I've talked to teams who adopted meeting note tools but didn't change their habits: they kept taking manual notes "just in case" and never got the time-saving benefits. The tool is only half the equation.
Communicate Changes to External People
If you're moving client calls or external meetings to a new tool, give people a heads up. A quick message like "We're switching to Whereby for our calls: no downloads needed, just click the link" sets expectations and reduces confusion.
Also, check accessibility. Some clients are on corporate networks that block certain video tools. Have a backup plan (usually Zoom) if someone can't connect.
Frequently Asked Questions
What's the best free Zoom alternative?
Google Meet. Unlimited 1:1 calls and group calls up to 60 minutes, no account required for guests, works in any browser. Whereby's free plan is also solid for up to 100 participants. Both blow Zoom's 40-minute free limit out of the water.
Is Zoom better than Google Meet?
Zoom has more features (better breakout rooms, more virtual backgrounds, granular controls). Meet has better Google Workspace integration and a cleaner interface. For most small team calls, they're equally reliable. Zoom wins for large meetings and webinars.
What's the best Zoom alternative for meeting notes?
Granola, hands down. It records meetings locally on your Mac, generates structured notes automatically, and captures context that generic transcription misses. Pairs with Zoom, Meet, or Teams so you're not replacing your video tool, just adding intelligence on top.
Can I use Whereby instead of Zoom for client calls?
Yeah, and your clients will probably appreciate it. Whereby is browser-based so guests don't download anything, and the interface feels less corporate than Zoom. Just make sure your calls stay under your participant limit (100 on free, more on paid plans).
Which Zoom alternative works in the browser?
Whereby, Google Meet, and Zoom's web client (though it's limited).
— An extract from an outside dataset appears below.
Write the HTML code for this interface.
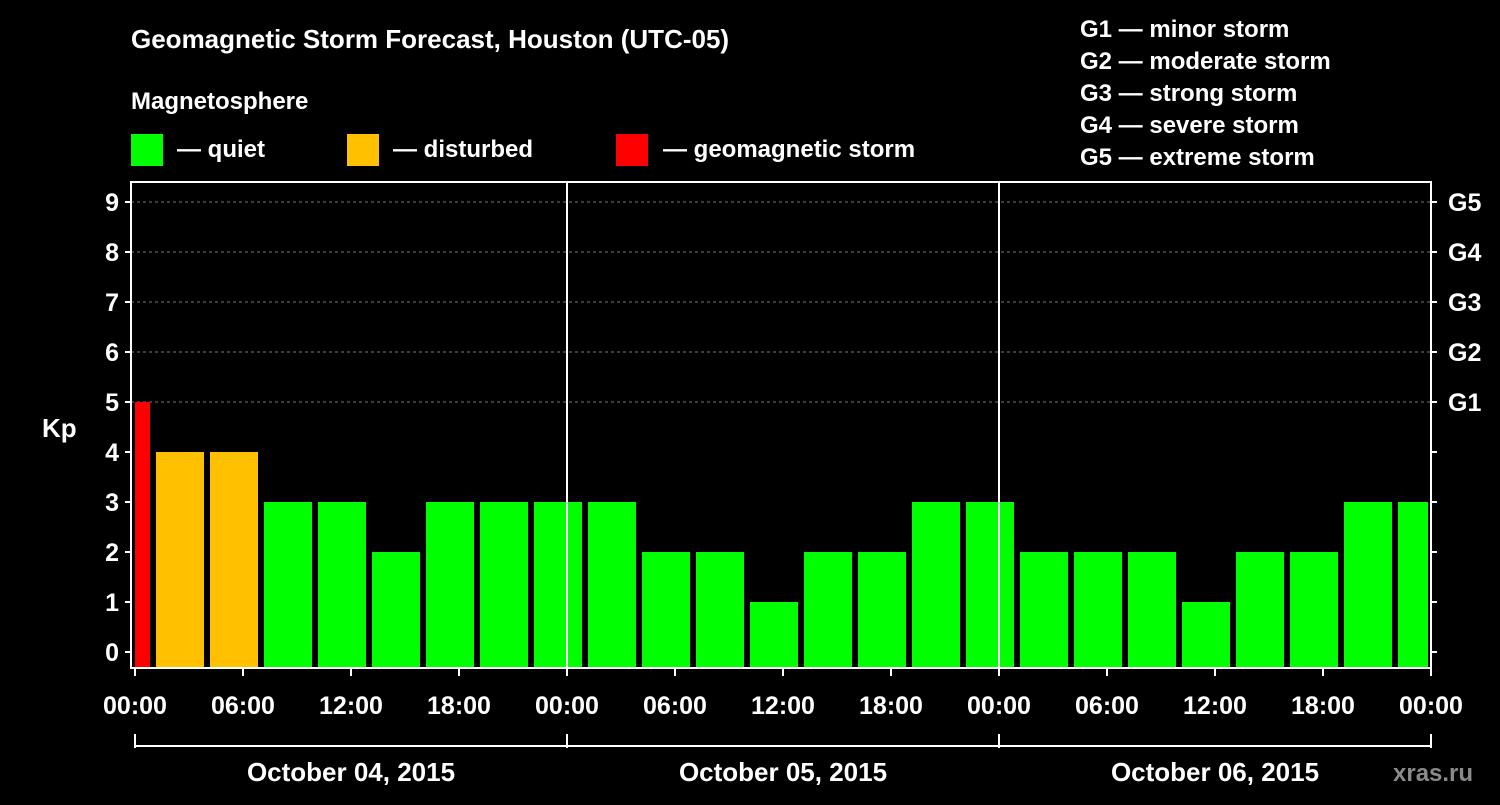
<!DOCTYPE html>
<html><head><meta charset="utf-8"><style>
body{margin:0;background:#000;width:1500px;height:800px;overflow:hidden}
svg text{font-family:"Liberation Sans",sans-serif;font-weight:bold;fill:#fff}
</style></head><body>
<svg id="c" width="1500" height="800">
<text x="131" y="48" font-size="26">Geomagnetic Storm Forecast, Houston (UTC-05)</text>
<text x="131" y="109" font-size="24">Magnetosphere</text>
<rect x="131" y="134" width="32" height="32" fill="#00ff00"/>
<text x="177" y="157" font-size="24">— quiet</text>
<rect x="347" y="134" width="32" height="32" fill="#ffc000"/>
<text x="393" y="157" font-size="24">— disturbed</text>
<rect x="616" y="134" width="32" height="32" fill="#ff0000"/>
<text x="663" y="157" font-size="24">— geomagnetic storm</text>
<text x="1080" y="37" font-size="24">G1 — minor storm</text>
<text x="1080" y="69" font-size="24">G2 — moderate storm</text>
<text x="1080" y="101" font-size="24">G3 — strong storm</text>
<text x="1080" y="133" font-size="24">G4 — severe storm</text>
<text x="1080" y="165" font-size="24">G5 — extreme storm</text>
<text x="42" y="437" font-size="26">Kp</text>
<text x="1393" y="781" font-size="24" fill="#888" style="fill:#8a8a8a">xras.ru</text>
<g id="plot"></g>
</svg>
<script>
const values=[5,4,4,3,3,2,3,3,3,3,2,2,1,2,2,3,3,2,2,2,1,2,2,3,3];
const startHours=[0,1,4,7,10,13,16,19,22,25,28,31,34,37,40,43,46,49,52,55,58,61,64,67,70];
const endHours=[1,4,7,10,13,16,19,22,25,28,31,34,37,40,43,46,49,52,55,58,61,64,67,70,72];
const yTicks=[0,1,2,3,4,5,6,7,8,9];
const gLabels=["G1","G2","G3","G4","G5"];
const xLabels=["00:00","06:00","12:00","18:00","00:00","06:00","12:00","18:00","00:00","06:00","12:00","18:00","00:00"];
const dates=["October 04, 2015","October 05, 2015","October 06, 2015"];
const NS="http://www.w3.org/2000/svg";
const X0=135,HPX=18,L=131,R=1431,T=182,B=668;
const x=h=>X0+h*HPX;
const y=v=>652-v*50;
const g=document.getElementById('plot');
function mk(t,a,p){const e=document.createElementNS(NS,t);for(const k in a)e.setAttribute(k,a[k]);(p||g).appendChild(e);return e;}
// grid
for(let v=5;v<=9;v++){const e=mk('line',{x1:L,x2:R,y1:y(v),y2:y(v),stroke:'#777','stroke-dasharray':'3,3'});

}
// bars
values.forEach((v,i)=>{
 const s=startHours[i],en=endHours[i];
 const x1=s===0?x(s):x(s)+3, x2=en===72?x(en)-3:x(en)-3;
 const col=v>=5?'#ff0000':(v>=4?'#ffc000':'#00ff00');
 const e=mk('rect',{x:x1,y:y(v),width:x2-x1,height:B-y(v),fill:col});
 
 
});
// day separators
[24,48].forEach(h=>{const e=mk('line',{x1:x(h),x2:x(h),y1:T,y2:B,stroke:'#fff','stroke-width':2});

});
// frame
const fr=mk('rect',{x:L,y:T,width:R-L,height:B-T,fill:'none',stroke:'#fff','stroke-width':2});


// y ticks
yTicks.forEach(v=>{
 mk('line',{x1:L-6,x2:L,y1:y(v),y2:y(v),stroke:'#fff','stroke-width':2});
 mk('line',{x1:R,x2:R+6,y1:y(v),y2:y(v),stroke:'#fff','stroke-width':2});
 const t=mk('text',{x:L-12,y:y(v)+9,'font-size':25,'text-anchor':'end'});t.textContent=v;
 
 
});
gLabels.forEach((s,i)=>{const t=mk('text',{x:1448,y:y(5+i)+9,'font-size':25});t.textContent=s;

});
// x ticks
xLabels.forEach((s,i)=>{const h=i*6;
 mk('line',{x1:x(h),x2:x(h),y1:B,y2:B+8,stroke:'#fff','stroke-width':2});
 const t=mk('text',{x:x(h),y:714,'font-size':25,'text-anchor':'middle'});t.textContent=s;
 
 });
// date bracket
mk('line',{x1:x(0),x2:x(72),y1:746,y2:746,stroke:'#fff','stroke-width':2});
[0,24,48,72].forEach(h=>mk('line',{x1:x(h),x2:x(h),y1:734,y2:748,stroke:'#fff','stroke-width':2}));
dates.forEach((d,i)=>{const t=mk('text',{x:x(i*24+12),y:781,'font-size':26,'text-anchor':'middle'});t.textContent=d;

});
</script>
</body></html>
Whereby and Meet are fully browser-based and don't push you toward an app. If "no downloads" is your priority, start with these two.
Is Loom better than Zoom?
They're solving different problems. Loom is for async video messages that avoid meetings entirely. Zoom is for live meetings. If you're doing a product demo or code review that doesn't need real-time discussion, Loom is better. If you need live Q&A, Zoom wins.
What's the lightest Zoom alternative?
Whereby. Browser-based, minimal interface, no app bloat. Meetings start instantly without the "launch Zoom app and wait" delay. Around is also light once installed, but it requires an app download which adds friction.